Today, I've the suggestion recipe for Thank Giving Day called TURKEY WITH ORANGE AND SAGE. 
*YIELD*8–10 servings 
*ACTIVE TIME*1/2 hour TOTAL TIME2 1/2 hours, plus chilling
*
INGREDIENTS*
2 navel oranges
2 tablespoons kosher salt
1 tablespoon freshly ground black pepper
1 tablespoon finely chopped sage, plus 4 sprigs
1 (12–14-pound) turkey, neck, and giblets removed
Olive oil (for brushing)

*PREPARATION*
Finely grate 1 orange to yield 1 Tbsp. zest; transfer to a small bowl. Slice oranges into 1/2"-thick rounds; transfer to a resealable plastic bag and chill until ready to use. Add salt, pepper, and chopped sage to zest and stir to combine.
Place turkey, breast side down, on a large cutting board. Cut along each side of backbone with kitchen shears—this will take some force (you can ask your butcher to do this). Discard backbone or reserve for another use.
With turkey skin side down, use a knife to score down the long oblong bone in center of breast. Turn turkey skin side up, then firmly press down with both hands on breastbone until you hear a cracking sound. Rub zest mixture all over turkey, under skin, and inside cavity. Transfer turkey skin side up to a rimmed baking sheet, cover with plastic wrap, and chill 6–18 hours.
Arrange a rack in middle of oven; preheat to 450°F. Tuck sage sprigs and reserved orange slices in an even layer under turkey. Let sit at room temperature 30–60 minutes to air dry.
Brush turkey with oil, add 1/2 cup water to pan, and roast 30 minutes. Reduce oven temperature to 350°F. Rotate pan, add 1/2 cup water to pan, and brush turkey with more oil. Continue to roast, brushing with oil after 30 minutes, until skin is deep golden brown and crisp and an instant-read thermometer inserted into the thickest part of the breast right against breastbone registers 160°F, 55–65 minutes more.
Transfer turkey to clean cutting board, tent with foil, and let rest at least 30 minutes before carving.


----------



## Whiskadoodle (Nov 12, 2017)

In summer I have  made turkey and chicken with oranges added for flavor.

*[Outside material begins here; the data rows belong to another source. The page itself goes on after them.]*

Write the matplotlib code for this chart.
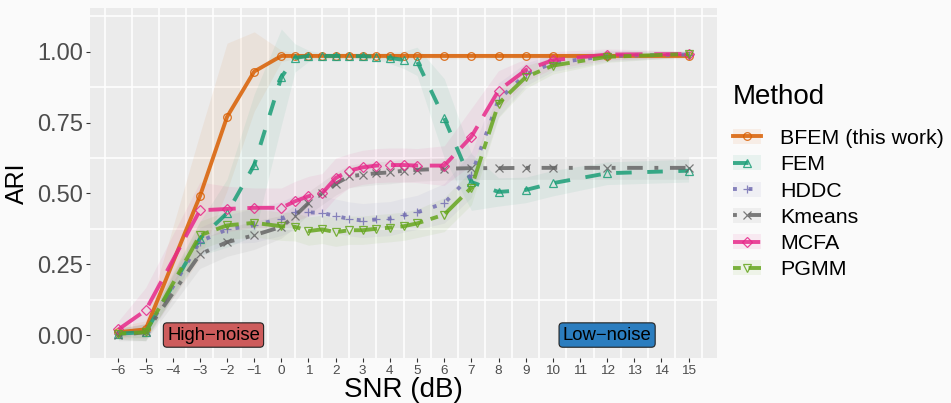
import matplotlib
matplotlib.use("Agg")
import matplotlib.pyplot as plt
from matplotlib.lines import Line2D
from matplotlib.patches import Patch

plt.rcParams['font.family'] = ['Liberation Sans', 'DejaVu Sans']

# data
snr = [-6, -5, -3, -2, -1, 0, 0.5, 1, 1.5, 2, 2.5, 3, 3.5, 4, 4.5, 5, 6, 7, 8, 9, 10, 12, 15]

bfem = [0.01, 0.02, 0.49, 0.77, 0.93, 0.985, 0.985, 0.985, 0.985, 0.985, 0.985, 0.985,
        0.985, 0.985, 0.985, 0.985, 0.985, 0.985, 0.985, 0.985, 0.985, 0.985, 0.985]
fem = [0.005, 0.01, 0.34, 0.43, 0.60, 0.91, 0.978, 0.985, 0.985, 0.985, 0.985, 0.984,
       0.983, 0.978, 0.971, 0.966, 0.765, 0.54, 0.505, 0.512, 0.536, 0.571, 0.58]
hddc = [0.005, 0.01, 0.33, 0.373, 0.387, 0.411, 0.433, 0.433, 0.431, 0.42, 0.41, 0.404,
        0.408, 0.411, 0.423, 0.433, 0.465, 0.565, 0.83, 0.92, 0.96, 0.985, 0.99]
kmeans = [0.0, 0.01, 0.285, 0.328, 0.352, 0.382, 0.42, 0.466, 0.50, 0.534, 0.56, 0.566,
          0.571, 0.574, 0.58, 0.583, 0.587, 0.589, 0.589, 0.59, 0.59, 0.59, 0.59]
mcfa = [0.02, 0.087, 0.44, 0.445, 0.449, 0.449, 0.472, 0.49, 0.50, 0.554, 0.58, 0.592,
        0.598, 0.60, 0.60, 0.598, 0.598, 0.70, 0.863, 0.935, 0.97, 0.99, 0.992]
pgmm = [0.005, 0.01, 0.352, 0.387, 0.396, 0.384, 0.382, 0.367, 0.373, 0.363, 0.37, 0.37,
        0.375, 0.379, 0.384, 0.394, 0.425, 0.52, 0.817, 0.91, 0.951, 0.982, 0.992]

# ribbon half widths
bfem_sd = [0.02, 0.03, 0.22, 0.26, 0.14, 0.02] + [0.01] * 17
fem_sd = [0.01, 0.02, 0.06, 0.12, 0.25, 0.17, 0.05, 0.02, 0.01, 0.01, 0.01, 0.01,
          0.01, 0.02, 0.03, 0.05, 0.14, 0.10, 0.05, 0.045, 0.045, 0.04, 0.04]
hddc_sd = [0.02, 0.03, 0.05, 0.05, 0.06, 0.06, 0.06, 0.06, 0.06, 0.06, 0.06, 0.06,
           0.06, 0.06, 0.06, 0.06, 0.07, 0.08, 0.06, 0.04, 0.03, 0.02, 0.01]
kmeans_sd = [0.02, 0.03, 0.05, 0.05, 0.05] + [0.04] * 18
mcfa_sd = [0.03, 0.08, 0.10, 0.08, 0.07, 0.07, 0.07, 0.07, 0.07, 0.07, 0.06, 0.06,
           0.06, 0.06, 0.06, 0.06, 0.07, 0.10, 0.07, 0.04, 0.03, 0.02, 0.01]
pgmm_sd = [0.02, 0.03, 0.05, 0.05, 0.05] + [0.05] * 11 + [0.06, 0.06, 0.05, 0.04, 0.03, 0.02, 0.01]

methods = ["BFEM (this work)", "FEM", "HDDC", "Kmeans", "MCFA", "PGMM"]
values = [bfem, fem, hddc, kmeans, mcfa, pgmm]
spreads = [bfem_sd, fem_sd, hddc_sd, kmeans_sd, mcfa_sd, pgmm_sd]
colors = ["#D95F02", "#1B9E77", "#7570B3", "#666666", "#E7298A", "#66A61E"]
markers = ["o", "^", "+", "x", "D", "v"]
styles = ["-", (0, (4, 4)), (0, (1, 3)), (0, (1, 3, 4, 3)), (0, (7, 3)), (0, (2, 2, 6, 2))]

fig = plt.figure(figsize=(9.51, 4.03), dpi=100, facecolor="#FAFAFA")
ax = fig.add_axes([0.0946, 0.1117, 0.6594, 0.8683])
ax.set_facecolor("#EBEBEB")

handles = []
for name, y, sd, c, m, ls in zip(methods, values, spreads, colors, markers, styles):
    lo = [a - b for a, b in zip(y, sd)]
    hi = [a + b for a, b in zip(y, sd)]
    ax.fill_between(snr, lo, hi, color=c, alpha=0.07, lw=0, zorder=1)
for name, y, sd, c, m, ls in zip(methods, values, spreads, colors, markers, styles):
    ms = 6 if m in ("+", "x") else 5.5
    if m == "D":
        ms = 5
    ax.plot(snr, y, color=c, lw=2.8, ls=ls, alpha=0.85, zorder=3,
            marker=m, ms=ms, mfc="none", mec=c, mew=0.9)
    key = Line2D([], [], color=c, lw=2.8, ls=ls, alpha=0.85,
                 marker=m, ms=ms, mfc="none", mec=c, mew=0.9)
    handles.append((Patch(facecolor=c, alpha=0.08, lw=0), key))

ax.set_xlim(-7.05, 16.05)
ax.set_ylim(-0.081, 1.154)
ax.set_xticks(range(-6, 16))
ax.set_xticks([i + 0.5 for i in range(-7, 16)], minor=True)
ax.set_yticks([0, 0.25, 0.5, 0.75, 1.0])
ax.set_yticklabels(["0.00", "0.25", "0.50", "0.75", "1.00"])
ax.set_yticks([0.125, 0.375, 0.625, 0.875, 1.125], minor=True)
ax.grid(which="minor", color="white", lw=1.1, zorder=0)
ax.grid(which="major", visible=False)
ax.set_axisbelow(True)
for s in ax.spines.values():
    s.set_visible(False)
ax.tick_params(which="minor", length=0)
ax.tick_params(axis="x", which="major", length=3, color="#333333", labelsize=9.7,
               labelcolor="#4D4D4D", pad=2)
ax.tick_params(axis="y", which="major", length=3, color="#333333", labelsize=17,
               labelcolor="#4D4D4D", pad=2)
ax.set_xlabel("SNR (dB)", fontsize=20, labelpad=0)
ax.set_ylabel("ARI", fontsize=18, labelpad=6)

ax.text(-2.5, 0.0, "High\u2212noise", fontsize=13.3, ha="center", va="center", zorder=5,
        bbox=dict(boxstyle="round,pad=0.2,rounding_size=0.2", fc="#CD5C5C", ec="#222222", lw=0.8))
ax.text(12.0, 0.0, "Low\u2212noise", fontsize=13.3, ha="center", va="center", zorder=5,
        bbox=dict(boxstyle="round,pad=0.2,rounding_size=0.2", fc="#2B7DBF", ec="#222222", lw=0.8))

fig.text(0.7708, 1 - 97 / 403, "Method", fontsize=20, ha="left", va="center")
fig.legend(handles, methods, loc="upper left", bbox_to_anchor=(0.7708, 0.68),
           frameon=False, fontsize=15.4, handlelength=1.3, handletextpad=0.9,
           labelspacing=0.34, borderaxespad=0, borderpad=0)

fig.savefig("out.png", dpi=100, facecolor=fig.get_facecolor())
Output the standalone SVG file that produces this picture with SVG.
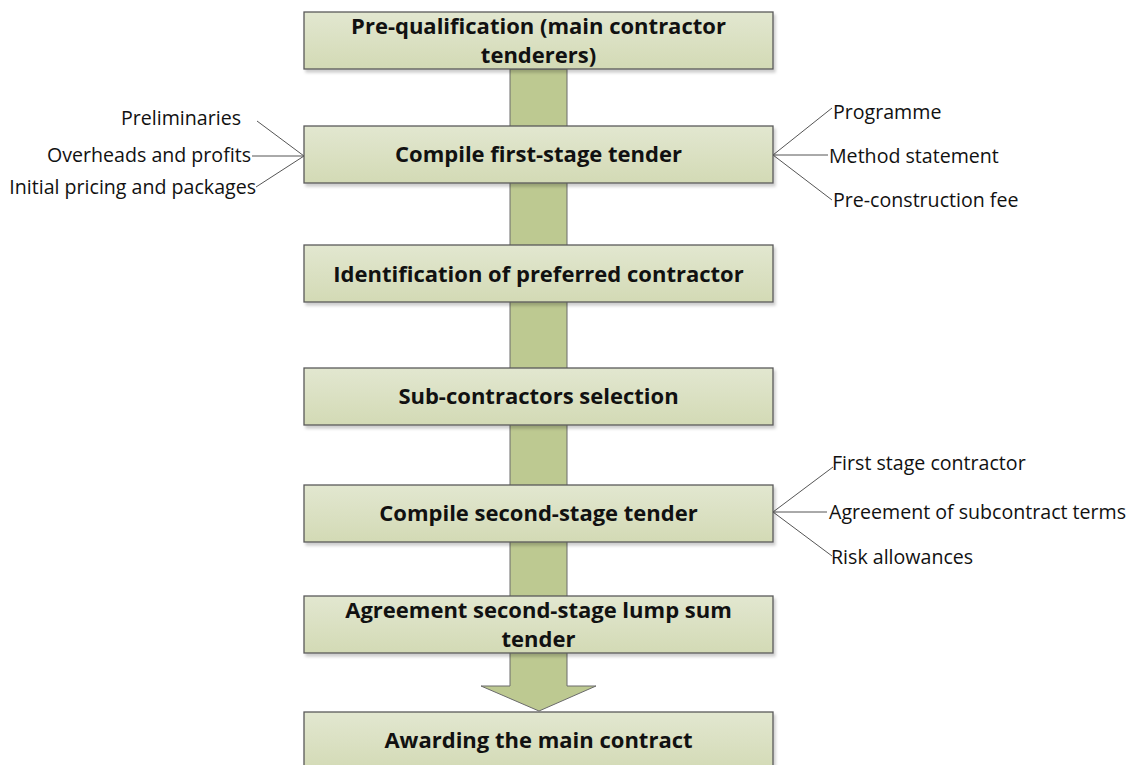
<svg xmlns="http://www.w3.org/2000/svg" width="1130" height="765" viewBox="0 0 1130 765">
  <style>
    .box { fill: url(#boxFill); stroke: #5a5a5a; stroke-width: 1.3; filter: url(#shadow); }
    .title { font-family: "Open Sans", "Liberation Sans", sans-serif; font-weight: bold; font-size: 22px; fill: #111; text-anchor: middle; }
    .note { font-family: "Open Sans", "Liberation Sans", sans-serif; font-size: 19.6px; fill: #111; }
    .lead { stroke: #555; stroke-width: 1; fill: none; }
  </style>
  <defs>
    <linearGradient id="boxFill" x1="0" y1="0" x2="0" y2="1">
      <stop offset="0" stop-color="#e2e7d0"/>
      <stop offset="1" stop-color="#d3dab5"/>
    </linearGradient>
    <filter id="shadow" x="-5%" y="-20%" width="110%" height="150%">
      <feDropShadow dx="2" dy="3" stdDeviation="1.5" flood-color="#000" flood-opacity="0.2"/>
    </filter>
  </defs>

  <rect width="1130" height="765" fill="#ffffff"/>

  <!-- main flow arrow behind the steps -->
  <g id="connectors">
    <path d="M510,69 L567,69 L567,686 L596,686 L539,711 L481,686 L510,686 Z" fill="#bdc991" stroke="#6b6b6b" stroke-width="1"/>
    <!-- inputs to the first-stage tender -->
    <line class="lead" x1="304" y1="156" x2="257" y2="121"/>
    <line class="lead" x1="304" y1="156" x2="252" y2="156"/>
    <line class="lead" x1="304" y1="156" x2="256" y2="187"/>
    <line class="lead" x1="773" y1="155" x2="832" y2="108"/>
    <line class="lead" x1="773" y1="155" x2="828" y2="155"/>
    <line class="lead" x1="773" y1="155" x2="832" y2="200"/>
    <!-- inputs to the second-stage tender -->
    <line class="lead" x1="773" y1="512" x2="833" y2="467"/>
    <line class="lead" x1="773" y1="512" x2="827" y2="512"/>
    <line class="lead" x1="773" y1="512" x2="832" y2="556"/>
  </g>

  <g id="step-prequalification">
    <rect class="box" x="304" y="12" width="469" height="57"/>
    <text class="title" x="538.5" y="34">Pre-qualification (main contractor</text>
    <text class="title" x="538.5" y="63">tenderers)</text>
  </g>
  <g id="step-first-stage">
    <rect class="box" x="304" y="126" width="469" height="57"/>
    <text class="title" x="538.5" y="162">Compile first-stage tender</text>
  </g>
  <g id="step-preferred">
    <rect class="box" x="304" y="245" width="469" height="57"/>
    <text class="title" x="538.5" y="282">Identification of preferred contractor</text>
  </g>
  <g id="step-subcontractors">
    <rect class="box" x="304" y="368" width="469" height="57"/>
    <text class="title" x="538.5" y="404">Sub-contractors selection</text>
  </g>
  <g id="step-second-stage">
    <rect class="box" x="304" y="485" width="469" height="57"/>
    <text class="title" x="538.5" y="521">Compile second-stage tender</text>
  </g>
  <g id="step-lump-sum">
    <rect class="box" x="304" y="596" width="469" height="57"/>
    <text class="title" x="538.5" y="618">Agreement second-stage lump sum</text>
    <text class="title" x="538.5" y="647">tender</text>
  </g>
  <g id="step-award">
    <rect class="box" x="304" y="712" width="469" height="60"/>
    <text class="title" x="538.5" y="748">Awarding the main contract</text>
  </g>

  <g id="labels-first-stage-left">
    <text class="note" x="241" y="125" text-anchor="end">Preliminaries</text>
    <text class="note" x="251" y="162" text-anchor="end">Overheads and profits</text>
    <text class="note" x="256" y="194" text-anchor="end">Initial pricing and packages</text>
  </g>
  <g id="labels-first-stage-right">
    <text class="note" x="833" y="119">Programme</text>
    <text class="note" x="829" y="163">Method statement</text>
    <text class="note" x="833" y="207">Pre-construction fee</text>
  </g>
  <g id="labels-second-stage">
    <text class="note" x="832" y="470">First stage contractor</text>
    <text class="note" x="829" y="519">Agreement of subcontract terms</text>
    <text class="note" x="831" y="564">Risk allowances</text>
  </g>
</svg>
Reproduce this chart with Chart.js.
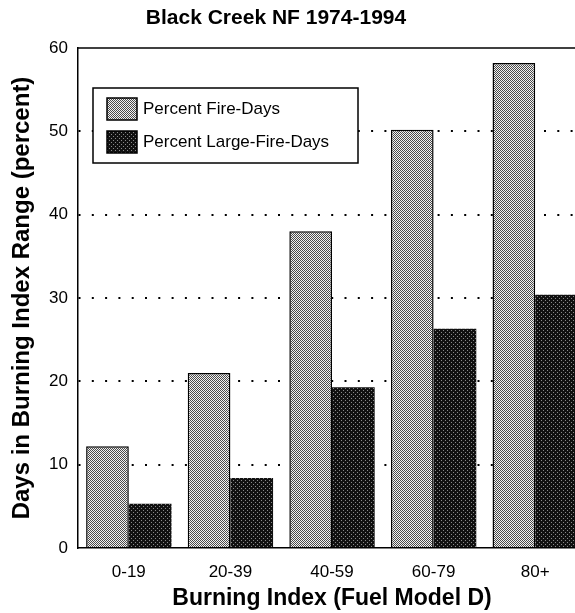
<!DOCTYPE html>
<html>
<head>
<meta charset="utf-8">
<script src="https://cdn.jsdelivr.net/npm/chart.js@4/dist/chart.umd.min.js"></script>
<style>
  html, body { margin: 0; padding: 0; background: #fff; overflow: hidden; }
  #wrap { position: relative; width: 590px; height: 613px; }
</style>
</head>
<body>
<div id="wrap"><canvas id="grafica"></canvas></div>
<script>
// datos
const categorias = ["0-19", "20-39", "40-59", "60-79", "80+"];
const fireDays = [12.2, 21, 38, 50.2, 58.2];
const largeFireDays = [5.3, 8.4, 19.3, 26.3, 30.4];
const yTicks = [0, 10, 20, 30, 40, 50, 60];

const titulo = "Black Creek NF 1974-1994";
const FUENTE = "'Liberation Sans', Arial, Helvetica, sans-serif";

// tramas de puntos para imitar el sombreado de la figura impresa
function trama(fondo, punto, celdas) {
    const c = document.createElement("canvas");
    c.width = 4; c.height = 4;
    const g = c.getContext("2d");
    g.fillStyle = fondo;
    g.fillRect(0, 0, 4, 4);
    g.fillStyle = punto;
    celdas.forEach(([x, y]) => g.fillRect(x, y, 1, 1));
    return g.createPattern(c, "repeat");
}
const claro = trama("#f2f2f2", "#4a4a4a", [[0,0],[2,0],[1,1],[3,1],[0,2],[2,2],[1,3],[3,3]]);
const oscuro = trama("#111", "#8a8a8a", [[1,0],[3,2]]);

// leyenda dentro del grafico + marco superior + titulo
const extras = {
    id: "extras",
    afterDatasetsDraw(chart) {
        const ctx = chart.ctx;
        const a = chart.chartArea;
        ctx.save();
        // linea superior del marco
        ctx.strokeStyle = "#000";
        ctx.lineWidth = 1.5;
        ctx.beginPath();
        ctx.moveTo(a.left, a.top);
        ctx.lineTo(a.right, a.top);
        ctx.stroke();

        // caja de la leyenda
        ctx.fillStyle = "#fff";
        ctx.fillRect(93, 88, 265, 75);
        ctx.strokeRect(93, 88, 265, 75);
        ctx.font = "17px " + FUENTE;
        ctx.textBaseline = "middle";
        chart.data.datasets.forEach((ds, i) => {
            const y = 98 + i * 33;
            ctx.fillStyle = ds.backgroundColor;
            ctx.fillRect(107, y, 30, 22);
            ctx.lineWidth = 1.5;
            ctx.strokeRect(107, y, 30, 22);
            ctx.fillStyle = "#000";
            ctx.fillText(ds.label, 143, y + 11);
        });

        // titulo
        ctx.font = "bold 21px " + FUENTE;
        ctx.textAlign = "center";
        ctx.fillText(titulo, 276, 18);
        ctx.restore();
    }
};

const ctx = document.getElementById("grafica").getContext("2d");
new Chart(ctx, {
    type: "bar",
    data: {
        labels: categorias,
        datasets: [
            {
                label: "Percent Fire-Days",
                data: fireDays,
                backgroundColor: claro,
                borderColor: "#000",
                borderWidth: 1.5,
                categoryPercentage: 0.84,
                barPercentage: 1.0,
            },
            {
                label: "Percent Large-Fire-Days",
                data: largeFireDays,
                backgroundColor: oscuro,
                borderColor: "#111",
                borderWidth: 0,
                categoryPercentage: 0.84,
                barPercentage: 1.0,
            },
        ],
    },
    options: {
        responsive: true,
        maintainAspectRatio: false,
        animation: false,
        layout: { padding: { top: 48, right: 4, bottom: 0, left: 0 } },
        plugins: {
            legend: { display: false },
            tooltip: { enabled: false },
        },
        scales: {
            x: {
                grid: { display: false, drawTicks: false },
                border: { display: true, color: "#000", width: 1.5 },
                ticks: { color: "#000", padding: 14, font: { family: FUENTE, size: 17 } },
                title: {
                    display: true,
                    text: "Burning Index (Fuel Model D)",
                    color: "#000",
                    font: { family: FUENTE, size: 23, weight: "bold" },
                    padding: { top: 0, bottom: 1 },
                },
                afterFit(scale) { scale.height = 65; },
            },
            y: {
                min: 0,
                max: 60,
                afterBuildTicks(scale) { scale.ticks = yTicks.map(v => ({ value: v })); },
                grid: {
                    drawTicks: false,
                    color: c => (c.tick.value === 0 || c.tick.value === 60) ? "rgba(0,0,0,0)" : "#000",
                    lineWidth: 2,
                },
                border: { display: true, color: "#000", width: 1.5, dash: [2, 11.3] },
                ticks: { color: "#000", padding: 10, font: { family: FUENTE, size: 17 } },
                title: {
                    display: true,
                    text: "Days in Burning Index Range (percent)",
                    color: "#000",
                    font: { family: FUENTE, size: 24, weight: "bold" },
                    padding: { top: 8, bottom: 0 },
                },
                afterFit(scale) { scale.width = 78; },
            },
        },
    },
    plugins: [extras],
});
</script>
</body>
</html>
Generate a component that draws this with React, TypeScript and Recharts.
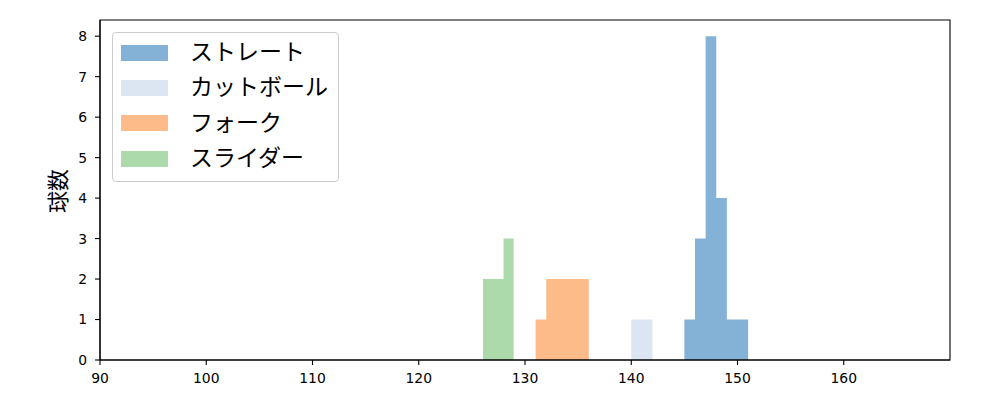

It's quite tasty.  And I have made split and flattened chicken, usually grilled. A spatched bird cooks in less time.  When we have grilled turkey, I have only ever made  whole turkey or a half or just a bone in breast.  I like the idea of a spatched turkey.

Another herb we like to add, and goes well with oranges,  is fresh rosemary, finely chopped.  This is quite a strong flavored herb, so either use it in small quantities or know the people you will be serving dinner.


----------